Unlike the other prints, this one, featuring the guitarist posing by some
railroad tracks, feels like a publicity shot. It's stylized but lacking in
emotional depth.
Steber's photographs of the region itself depict agricultural and
religious traditions, along with the joyous release that takes place
regularly in the area's juke joints. Three photographs from this body of
work stand out. In "Cotton," a single cotton plant stands in sharp focus in
the foreground, while in the hazy background a figure dragging a croker
sack bends down to pick a plant. In another, several people stand
waist-deep in Moon Lake as a preacher and deacons ready to baptize three
anxious girls. A water-stained tree frames the ceremony, its bare majesty
conveying a sense of timelessness about the impending event.

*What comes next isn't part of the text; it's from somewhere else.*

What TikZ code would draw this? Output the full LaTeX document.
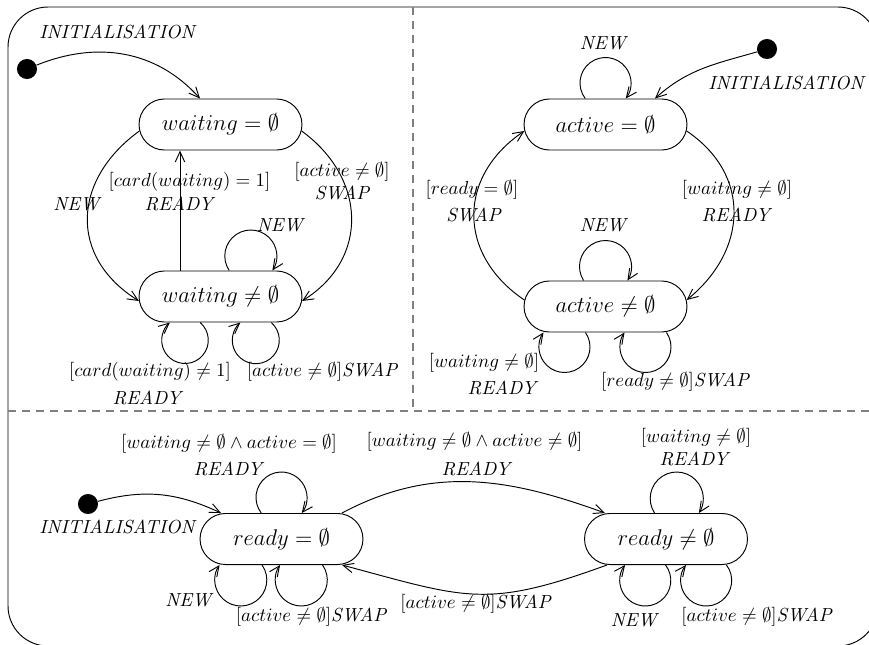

A third picture, taken inside a juke joint, suggests the vital
connection between the blues and the people who live in the Delta. In the
right side of the print, Steber shows a couple dancing. All we can see is
the back side of the man--whose belt tells us his name is Jimmy--and a
woman's arm around his waist; nevertheless, the limited detail tells us
everything we need to know about these two people. On the left, in soft
focus, is a bluesman whose music has unleashed the rush of romantic
possibility hinted at by the dancing lovers.
With these photographs, Steber confronts the central dilemma of his
project. He says he wants to capture "what's left of those traditions [that
shaped the blues], not create a contemporary portrait of what life is like
in the Delta." The elderly couple picking cotton, for instance, is an
anomaly in today's Mississippi. In this regard, Steber's enterprise
resembles that of the famous American photographer Edward Curtis, who in
the early 20th century took pictures of Native Americans recreating their
folk traditions. In other words, he's trying to capture the past after it's
gone.
Complicating matters further is the fact that these photographs avoid
confronting the brutal and degrading aspects of the Delta's past. But
Steber's work stands on its own regardless, for his straightforward,
documentary style prevents him from romanticizing his subjects. Steber's
photographs do contain glimpses of the region's difficult past--in the
wizened faces of the people, in the spare furnishings of the clubs, and in
the (all too few) shots of people's homes. But by holding back, Steber
ensures that we feel no pity for his subjects. Moreover, his juke joint
pictures show the continuing vitality of the local culture. The Delta
blues, we understand, is distinct from the commercial blues now riding a
crest of popularity in American culture.
Steber's project began in the fall of 1992 after he completed an
assignment about the Natchez Trace for The Tennessean; on his return
trip, he decided to travel back to Nashville via Highway 61, which cuts
through the heart of the Delta. On an impulse, he visited the home of Son
Thomas, a bluesman, folk artist, and gravedigger. The visit "blew his
mind," he says, and his pictures that day were the first of more than
12,000 he has since taken of the Delta and its people.
Steber says he does not know when the project will end. He once held the
illusion that he could complete it in three or four visits, but no longer
does he feel that way. "The more time you spend there," the photographer
says, "the more doors you open and questions you raise." In the meantime,
we can all enjoy the rich photographic results of his travels.